Georgian journalist seeks asylum
Levan Gudadze fled from Georgian on Thursday, according to South Ossetian Foreign Minister Murat Dzhioev. He said he feared persecution from Georgian authorities over his criticism of the government.
Together with his mother, wife and two-year-old daughter, Gudadze went into South Ossetian territory near the border village of Artzev.
His request for political asylum is now being considered, according to the minister.
The journalist’s mother, Roza Bichikashvili, said he was threatened over his reports.
“Levan had three Tbilisi-based news websites, and they were shot down by the authorities one by one. He was called on the phone, sent threatening letters, so we decided to leave the country,” RIA Novosti news agency cites her as saying.
Gudadze and his family are now in South Ossetian capital Tskhinval.
But military commentator Viktor Litovkin doubts the journalist will be staying in South Ossetia for long.
“I don’t think that he really wants to get asylum in South Ossetia. What kind of work can a journalist do there? He may seek political asylum in Russia or move even further to a European country. Everything will depend on what he really wants. No one is going to put up any barriers to him as long as he's not linked to the Georgian security services,” says Litovkin.
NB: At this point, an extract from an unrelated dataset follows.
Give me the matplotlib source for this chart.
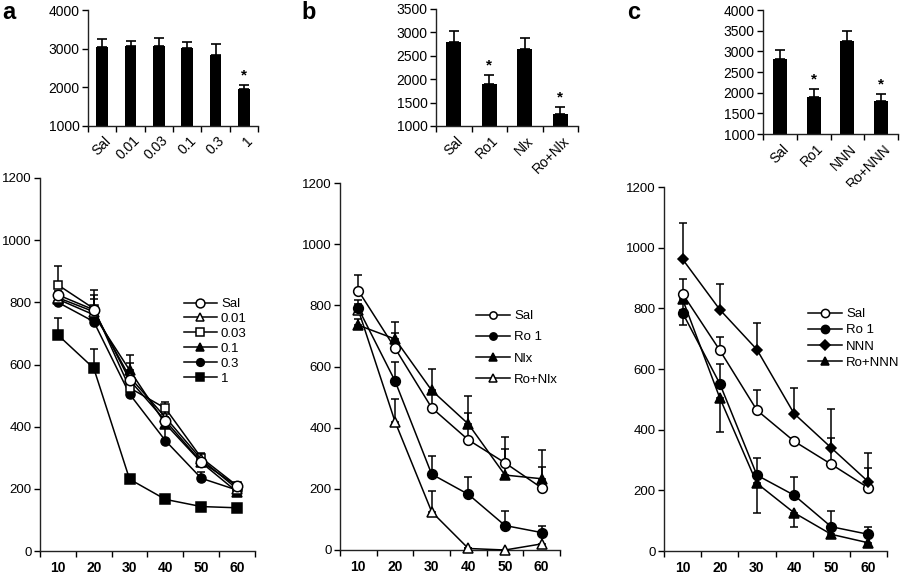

RT's political commentator Peter Lavelle believes the journalist's story shows the real state of affairs concerning freedom of speech in Georgia.
“This is good and still another example of how unfree the media is in Georgia under Mr. Saakashvili. We have websites being shut down, we have people intimidated. There is virtually no independent media now in Georgia. And the West likes to ignore it because Mr. Saakashvili is their puppet in the Caucasus,” says Lavelle. “But it shows how civil society is deteriorating very much in Georgia, where there is very little respect for the authority right now and how it controls the country.”
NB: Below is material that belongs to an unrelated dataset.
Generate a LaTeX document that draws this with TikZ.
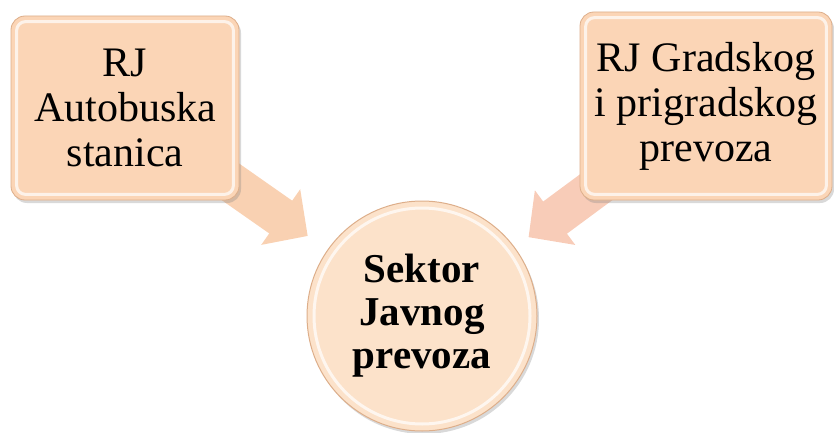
\documentclass[tikz,border=0pt]{standalone}
\usepackage{fontspec}
\setmainfont{Liberation Serif}
\usepackage{tikz}
\usetikzlibrary{shapes.geometric, arrows.meta, shadows, backgrounds}
\definecolor{boxpeach}{HTML}{FBD5B6}
\definecolor{boxedge}{HTML}{DDAE8A}
\definecolor{circpeach}{HTML}{FCE2CA}
\definecolor{arrowpeach}{HTML}{F9D1B2}
\definecolor{arrowpink}{HTML}{F8CCB8}
\tikzstyle{unit} = [rectangle, rounded corners=14pt,
minimum width=228pt,
minimum height=184pt,
text centered, align=center,
font=\fontsize{42}{45}\selectfont,
draw=boxedge, line width=0.8pt,
fill=boxpeach,
drop shadow={shadow xshift=2pt, shadow yshift=-3pt, opacity=0.3}]
\tikzstyle{sector} = [circle,
minimum size=230pt,
text centered, align=center,
font=\fontsize{41}{43}\selectfont\bfseries,
draw=boxedge, line width=1pt,
fill=circpeach,
drop shadow={shadow xshift=2pt, shadow yshift=-3pt, opacity=0.3}]
\tikzstyle{bevel} = [draw=white, line width=3pt, opacity=0.7, rounded corners=9pt]
\tikzstyle{flow} = [line width=40pt, -{Triangle[width=66pt, length=33pt]}]

\begin{document}
\begin{tikzpicture}[x=1pt, y=1pt]
\useasboundingbox (0,0) rectangle (834,432);

\node (sektor) [sector] at (422,116) {Sektor\\Javnog\\prevoza};
\node (autobuska) [unit, above of=sektor, node distance=208pt, xshift=-297pt] {RJ\\Autobuska\\stanica};
\node (gradski) [unit, above of=sektor, node distance=210pt, xshift=284pt, minimum width=252pt, minimum height=188pt] {RJ Gradskog\\i prigradskog\\prevoza};

% bevel highlights
\draw[bevel] ([shift={(6pt,-6pt)}]autobuska.north west) rectangle ([shift={(-6pt,6pt)}]autobuska.south east);
\draw[bevel] ([shift={(6pt,-6pt)}]gradski.north west) rectangle ([shift={(-6pt,6pt)}]gradski.south east);
\draw[bevel] (sektor.center) circle (108pt);

\begin{pgfonlayer}{background}
\draw[flow, arrowpeach, shorten >=24pt] (autobuska.center) -- (sektor);
\draw[flow, arrowpink, shorten >=17pt] (gradski.center) -- (sektor);
\end{pgfonlayer}

\end{tikzpicture}
\end{document}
A South Ossetian human rights officer says it’s not the first time that Georgian citizens have sought a better life in the neighboring republic.
“Incidents like this have become more frequent lately,” said David Sanakoev, a South Ossetian human rights officer. “Many Georgian citizens are seeking ways to leave the country because of the tense situation in Georgia and the impossibility of continuing to live there.”